Some of the more problematic weeds in pastures have a biennial life cycle, meaning that they live for two years. These types of weeds propagate only by seed, and are most effectively controlled in the early vegetative stage. The seeds sprout during the spring and early summer of the first season, forming a low-growing rosette of leaves. They live through the first winter in the rosette form, and then the following spring they bolt a flower stalk, set seed, and die. Pasture weed species that fall into this category include, bull thistle, musk thistle, teasel, mullen, Queen Anne’s lace, and poison hemlock. Herbicide applications made during the late summer or early fall will kill these weeds while they are still in the rosette stage, thereby preventing seed production. If a fall herbicide application is not possible, then there is a second opportunity for control in the early spring, before the weeds begin to bolt a flower stalk. Once the weed has begun to flower, herbicide applications are much less effective. Even though the plant can be killed it will often still produce viable seeds, though total seed production should be reduced. One option to minimize this possibility would be to mow the bolting flower stalks off before they bloom, and then spray with an herbicide to kill the plants before they rebolt.

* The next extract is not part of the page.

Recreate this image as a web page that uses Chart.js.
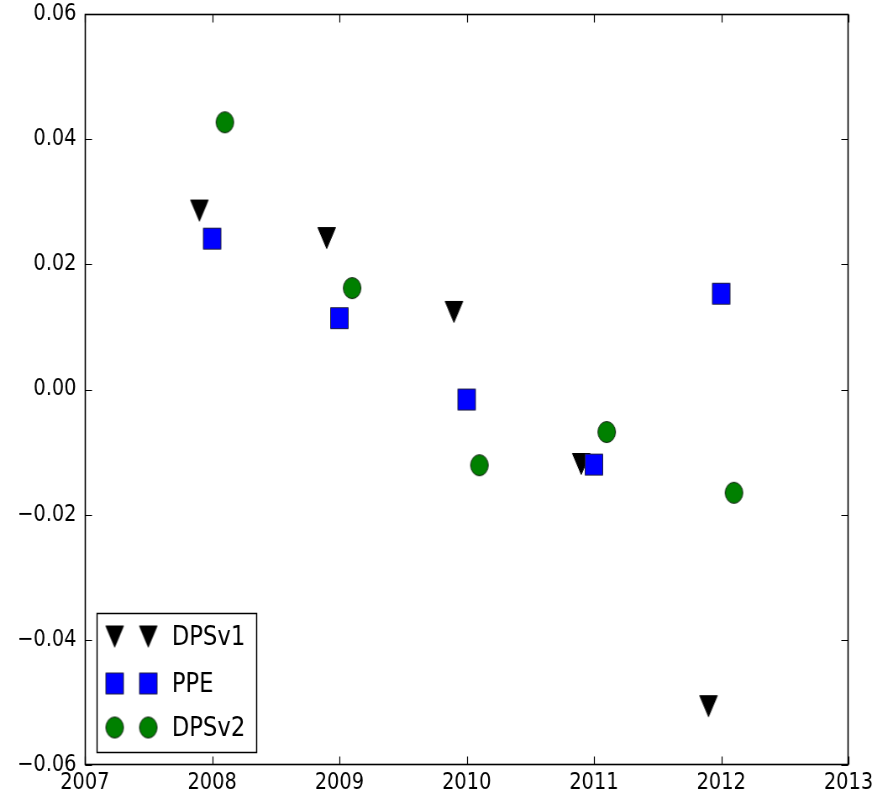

Perennial weeds originate from seeds, but once established maintain themselves indefinitely through vegetative root structures. Perennial weeds may be woody (blackberry, locust, autumn olive, multiflora rose) or herbaceous (ironweed, goldenrod, Jerusalem artichoke). Once perennial weeds are established, successful control involves the use of a systemic herbicide that will kill the root system. For best effect, the herbicides need to be applied at a point in the plant’s life cycle when it is actively transporting food reserves into its roots. Early spring applications are typically less effective, since the nutrient flow at that time is from the root upward into the plant. Better control will be obtained by applying herbicides at the late bud to early flower stage of growth. Best control is often obtained by a late summer or early fall application as the weed is rebuilding root reserves prior to entering winter dormancy.
Keep in mind that any herbicide that will kill a broadleaf weed will also kill any legumes that you want to keep in your pastures. If broadleaf weeds are a problem, however, choosing a herbicide with low residual activity may allow you to reintroduce legumes through frost seeding later on during the winter.